The comments on Diablo 4’s expansions have to do with the delay to expansion two, which was once due out in 2025 but will now launch in 2026. Blizzard’s initial plan for Diablo 4 was to release an expansion every year, and while expansion one, Vessel of Hatred, launched in 2024, expansion two will skip 2025.

In our interview, Gibson discussed the reality of continuing to develop Diablo 4 as a live service game with free seasonal content as well as a big paid-for expansion.

“I definitely feel like gamers are more hungry than they’ve ever been,” Gibson said. “And even if you delivered on their appetite today, that appetite will shift tomorrow. And so you just have to be in a really good spot to adapt to that situation. Because a lot of times too, what’s important this month is going to be completely different three months from now. The priority of things can shift very, very quickly based on another game release or the state of your own game. Or maybe we’ve discovered something really cool and we want to be able to get it in there to change the formula.

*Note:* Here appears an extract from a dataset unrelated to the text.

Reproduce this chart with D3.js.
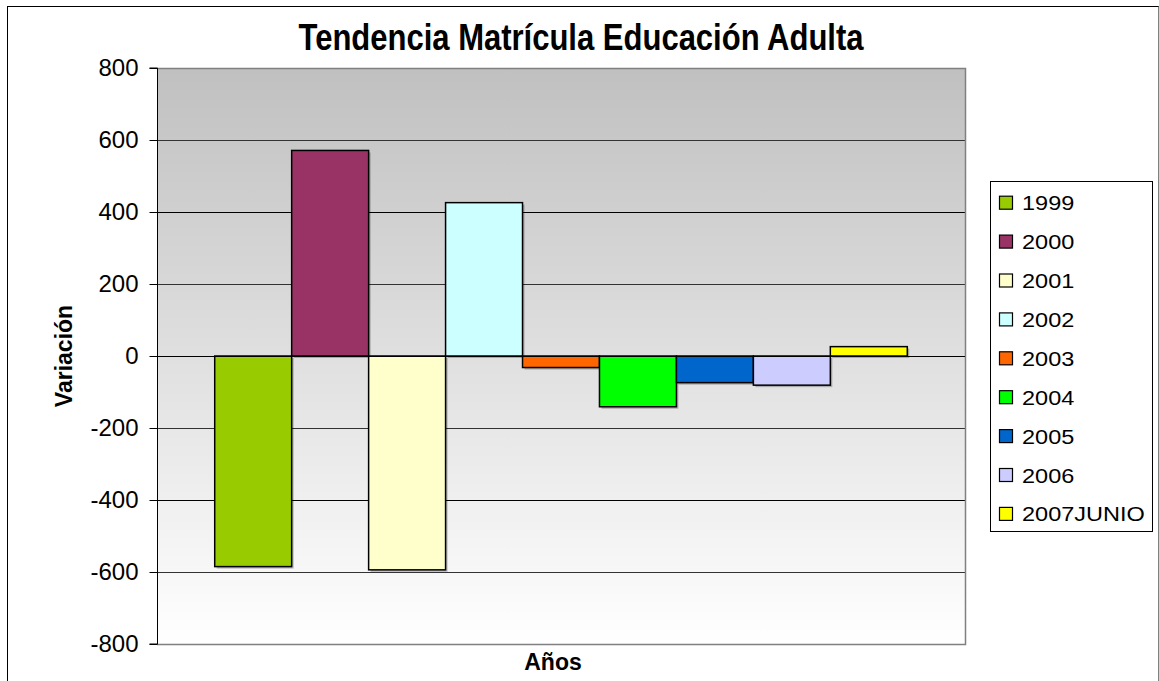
<!DOCTYPE html>
<html>
<head>
<meta charset="utf-8">
<script src="https://cdn.jsdelivr.net/npm/d3@7"></script>
<style>
  html, body { margin: 0; padding: 0; background: #ffffff; }
  svg { display: block; }
  text { font-family: "Liberation Sans", Arial, sans-serif; }
</style>
</head>
<body>
<svg id="chart" width="1159" height="681"></svg>
<script>
const title = "Tendencia Matrícula Educación Adulta";
const xTitle = "Años";
const yTitle = "Variación";
const categories = ["1999", "2000", "2001", "2002", "2003", "2004", "2005", "2006", "2007JUNIO"];
const values = [-585, 571, -594, 426, -32, -141, -74, -81, 26];
const colors = ["#99CC00", "#993366", "#FFFFCC", "#CCFFFF", "#FF6600", "#00FF00", "#0066CC", "#CCCCFF", "#FFFF00"];
const yTicks = [-800, -600, -400, -200, 0, 200, 400, 600, 800];

const svg = d3.select("#chart");
const plot = { left: 157, right: 965, top: 68, bottom: 644 };

// outer chart border
svg.append("rect").attr("x", 7.5).attr("y", 6.5).attr("width", 1151).attr("height", 700)
  .attr("fill", "#ffffff").attr("stroke", "#000000").attr("stroke-width", 1);
svg.append("line").attr("x1", 1158.5).attr("x2", 1158.5).attr("y1", 6.5).attr("y2", 681)
  .attr("stroke", "#808080").attr("stroke-width", 1);

// gradient background
const defs = svg.append("defs");
const grad = defs.append("linearGradient").attr("id", "bg").attr("x1", 0).attr("y1", 0).attr("x2", 0).attr("y2", 1);
grad.append("stop").attr("offset", "0%").attr("stop-color", "#c0c0c0");
grad.append("stop").attr("offset", "100%").attr("stop-color", "#ffffff");

const y = d3.scaleLinear().domain([-800, 800]).range([plot.bottom, plot.top]);
const x = d3.scaleBand().domain(categories).range([plot.left, plot.right]).paddingInner(0).paddingOuter(0.75);

svg.append("rect").attr("x", plot.left).attr("y", plot.top)
  .attr("width", plot.right - plot.left).attr("height", plot.bottom - plot.top)
  .attr("fill", "url(#bg)");

// gridlines
svg.append("g").selectAll("line").data(yTicks.filter(t => t !== -800 && t !== 800)).join("line")
  .attr("x1", plot.left).attr("x2", plot.right)
  .attr("y1", d => Math.round(y(d)) + 0.5).attr("y2", d => Math.round(y(d)) + 0.5)
  .attr("stroke", d => (d % 400 === 0) ? "#000000" : "#333333").attr("stroke-width", 1);

// plot border (top, right, bottom gray)
svg.append("path")
  .attr("d", `M${plot.left},${plot.top + 0.5}H${plot.right + 0.5}V${plot.bottom + 0.5}H${plot.left}`)
  .attr("fill", "none").attr("stroke", "#808080").attr("stroke-width", 1.5);

// bar shadows
svg.append("g").selectAll("rect").data(values).join("rect")
  .attr("x", (d, i) => x(categories[i]) + 2)
  .attr("y", d => Math.min(y(d), y(0)) + 2)
  .attr("width", x.bandwidth())
  .attr("height", d => Math.abs(y(d) - y(0)))
  .attr("fill", "#000000").attr("opacity", 0.25);

// bars
svg.append("g").selectAll("rect").data(values).join("rect")
  .attr("x", (d, i) => x(categories[i]))
  .attr("y", d => Math.min(y(d), y(0)))
  .attr("width", x.bandwidth())
  .attr("height", d => Math.abs(y(d) - y(0)))
  .attr("fill", (d, i) => colors[i])
  .attr("stroke", "#000000").attr("stroke-width", 1.5);

// zero line on top
svg.append("line").attr("x1", plot.left).attr("x2", plot.right)
  .attr("y1", Math.round(y(0)) + 0.5).attr("y2", Math.round(y(0)) + 0.5)
  .attr("stroke", "#000000").attr("stroke-width", 1);

// y axis
const yAxis = d3.axisLeft(y).tickValues(yTicks).tickSize(8).tickPadding(11).tickFormat(d => String(d));
const gy = svg.append("g").attr("transform", `translate(${plot.left + 0.5},0)`).call(yAxis);
gy.select(".domain").attr("stroke", "#000000").attr("d", `M-8,${plot.top}H0V${plot.bottom}H-8`);
gy.selectAll(".tick line").attr("stroke", "#000000");
gy.selectAll(".tick text").attr("font-size", 24).attr("fill", "#000000")
  .attr("font-family", "'Liberation Sans', Arial, sans-serif");

// title
svg.append("text").attr("x", 581).attr("y", 50).attr("text-anchor", "middle")
  .attr("font-family", "'Liberation Sans Narrow', 'Arial Narrow', 'Liberation Sans', Arial, sans-serif")
  .attr("font-weight", "bold").attr("font-size", 36)
  .attr("textLength", 565).attr("lengthAdjust", "spacingAndGlyphs")
  .text(title);

// axis titles
svg.append("text").attr("x", 553).attr("y", 670).attr("text-anchor", "middle")
  .attr("font-family", "'Liberation Sans Narrow', 'Arial Narrow', 'Liberation Sans', Arial, sans-serif")
  .attr("font-weight", "bold").attr("font-size", 23)
  .text(xTitle);
svg.append("text").attr("transform", `translate(72,356) rotate(-90)`).attr("text-anchor", "middle")
  .attr("font-family", "'Liberation Sans Narrow', 'Arial Narrow', 'Liberation Sans', Arial, sans-serif")
  .attr("font-weight", "bold").attr("font-size", 23)
  .text(yTitle);

// legend
const lg = svg.append("g");
lg.append("rect").attr("x", 990.5).attr("y", 181.5).attr("width", 162).attr("height", 350)
  .attr("fill", "#ffffff").attr("stroke", "#000000").attr("stroke-width", 1);
const items = lg.selectAll("g.item").data(categories).join("g").attr("class", "item")
  .attr("transform", (d, i) => `translate(0,${202.7 + i * 38.9})`);
items.append("rect").attr("x", 999.5).attr("y", -6.5).attr("width", 13).attr("height", 13)
  .attr("fill", (d, i) => colors[i]).attr("stroke", "#000000").attr("stroke-width", 1.2);
items.append("text").attr("transform", "translate(1022,7.5) scale(1.12,1)").attr("font-size", 21)
  .attr("fill", "#000000").text(d => d);
</script>
</body>
</html>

“And so it is definitely a new way of developing. It is definitely high interaction with the community. The interesting thing about Diablo is that we have a lot of different community types, right? We have our casual players, we have our hardcore players. They all fall into subdivisions of types of players inside of that. And so what we look to do is season upon season, look at the things that are important to some of those groups and go after them with focus.

“When you take a look at something like what we’re doing in Season 8, we know we have a ton of boss lair feedback and so we’re adding in the quality of life improvements for those players where that is a big focus of their gameplay type, or we might shift to nightmare dungeons when we’re in Season 9. And so it’s an opportunity for us to address different groups at different times, leading to an expansion where we’re going to be addressing everybody all at once with something big.”

Diablo 4 Season 8 launches later in April, with Season 9 currently due out in the summer, and Season 10 later in the year.